President of the Chamber of Deputies
- In office 19 March 2019 – 7 April 2020
- Preceded by: Maya Fernández
- Succeeded by: Diego Paulsen

Member of the Chamber of Deputies
- In office 11 March 2014 – 11 March 2022
- Preceded by: Alfonso de Urresti

Intendant of the Los Ríos Region
- In office 2 October 2007 – 26 October 2009
- President: Michelle Bachelet
- Preceded by: Office established
- Succeeded by: Alejandro Larsen

Personal details
- Born: 15 June 1955 (age 70) Puerto Montt, Chile
- Party: Christian Democratic Party
- Alma mater: Austral University of Chile

= Iván Flores =

Chilean politician (born 1955)

Iván Alberto Flores García (born 15 June 1955) is a Chilean politician currently serving as a member of the Chamber of Deputies, representing District 24 of the Los Ríos Region. He served as President of the Chamber of Deputies from March 2019 to April 2020.

Flores served as intendant of the Los Ríos Region from its creation in 2007 until his resignation in 2009. Flores resigned after being heavily criticized at a national level by the opposition after he was photographed with propaganda of Eduardo Frei's presidential campaign while he was on official duties.

Flores had previously served as provincial governor of Valdivia from 1998 to 2000.

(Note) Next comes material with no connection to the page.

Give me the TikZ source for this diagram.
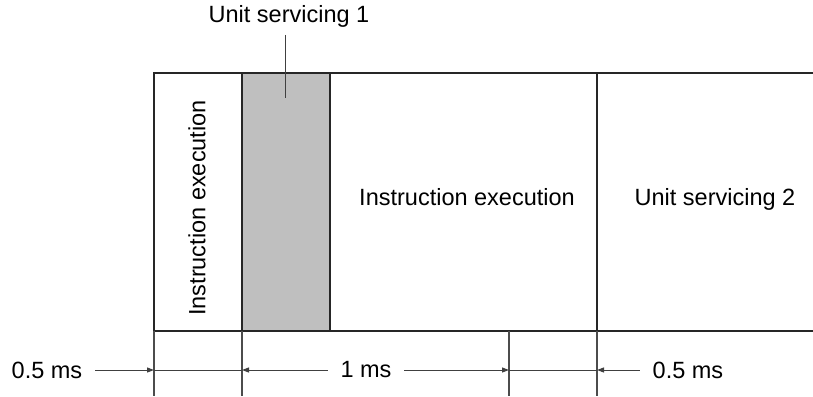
\documentclass[tikz,border=0pt]{standalone}
\usepackage{fontspec}
\setmainfont{Liberation Sans}
\usetikzlibrary{arrows.meta, positioning}

\begin{document}
\begin{tikzpicture}[x=1pt, y=-1pt, >={Triangle[length=7pt,width=5pt]}, line width=1.5pt]

\tikzstyle{frame} = [draw=black!85, line width=1.6pt]
\tikzstyle{extline} = [draw=black!70, line width=1.3pt]
\tikzstyle{dimline} = [draw=black!75, line width=1pt]
\tikzstyle{txt} = [inner sep=0pt, font=\fontsize{23.5}{28}\selectfont]
\tikzstyle{dimlabel} = [txt, outer xsep=13pt]

\useasboundingbox (0,0) rectangle (813,396);

\fill[gray!50] (242,73) rectangle (330,331);
\draw[frame] (813,73) -- (154,73) -- (154,331) -- (813,331);
\draw[frame] (242,73) -- (242,331);
\draw[frame] (330,73) -- (330,331);
\draw[frame] (597,73) -- (597,331);

\coordinate (t0) at (154,370);
\coordinate (t1) at (242,370);
\coordinate (t2) at (509,370);
\coordinate (t3) at (597,370);
\foreach \x in {154,242,509,597}
  \draw[extline] (\x,331) -- (\x,396);

\node (exec1) [txt, rotate=90] at (197,208) {Instruction execution};
\node (exec2) [txt, anchor=base] at (467,205) {Instruction execution};
\node (serv2) [txt, anchor=base] at (715,205) {Unit servicing 2};
\node (serv1) [txt, anchor=base] at (289,23) {Unit servicing 1};
\coordinate (lead) at (285,98);
\draw[dimline] (285,35) -- (lead);

\node (half1) [dimlabel] at (47,370) {0.5 ms};
\node (full) [dimlabel] at (366,370) {1 ms};
\node (half2) [dimlabel] at (688,370) {0.5 ms};

\draw[dimline, ->] (half1) -- (t0);
\draw[dimline] (t0) -- (t1);
\draw[dimline, ->] (full) -- (t1);
\draw[dimline, ->] (full) -- (t2);
\draw[dimline] (t2) -- (t3);
\draw[dimline, ->] (half2) -- (t3);

\end{tikzpicture}
\end{document}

== Early life and education ==
Flores was born on 15 June 1955 in Puerto Montt. He is the son of Belisario Flores Cuellar and Elena García Quintana. He is married to Marta Andrea Larraín Grosolli and is the father of one daughter.

He earned a degree in veterinary medicine from the Austral University of Chile in 1978. His undergraduate thesis was titled “Determinación del flujo sanguíneo hepático en ovinos, mediante la prueba de Bromosulftaleína (BSP).”

Between 1990 and 1998, he pursued graduate studies in rural development at the same university, completing coursework for a master’s degree. He also undertook postgraduate training, technical courses, and professional work in planning, local and regional development, public health, animal health, animal production, and urban development in several countries, including Mexico, Guatemala, Honduras, the United States, Japan, Spain, and Chile.

== Professional career ==
Between 1979 and 1986, Flores worked as a consultant with the Regional Development Project (PRODERO) technical team in Honduras. From 1981 to 1982, he served as regional director of the Animal Health Programme (PSA) in that country, and subsequently as western regional director of the Animal Production Programme. In 1987, he held the position of technical head of the National Programme for the Promotion of Bovine Production and Animal Health (PROFOGASA), also in Honduras.

From 1990 to 1998, he worked in the retail trade sector in the city of Valdivia.

Between 2000 and 2004, he served as chairman of the board of Sociedad Valdicor Ltda., and between June 2004 and April 2007, he was general manager of Sociedad Desarrollo Urbano Valdicor Limitada.

From 2010 to 2013, Flores served as director of national and regional relations at the Austral University of Chile in Valdivia.

== Political career ==
Between 1994 and 1998, Flores held various public administration posts in the Province of Valdivia, including provincial delegate of the Ministry of Planning and provincial delegate of the Housing and Urbanization Service (SERVIU). From 1998 to 2000, he served as governor of Valdivia Province.

Between 2000 and 2004, he again served as provincial delegate of SERVIU.

In the 2000 Chilean municipal elections, Flores was elected councillor of the Municipality of Valdivia, representing the Christian Democratic Party. He served two consecutive terms, from 2000 to 2004 and from 2004 to 2008.

In April 2007, he was appointed presidential delegate for the creation of the new Los Ríos Region. Following the region’s establishment, he served as its first intendant between October 2007 and October 2009.

In August 2013, Flores won the Nueva Mayoría primary election to stand as a candidate for the Chamber of Deputies in District No. 53 of the Los Ríos Region. He was elected deputy and subsequently re-elected in the 2017 Chilean general election.

In August 2021, he registered his candidacy for the Senate of Chile representing the Christian Democratic Party in the 12th senatorial constituency of the Los Ríos Region. In the 2021 Chilean general election, he was elected senator within the Nuevo Pacto Social coalition, obtaining 21,153 votes (14.23%).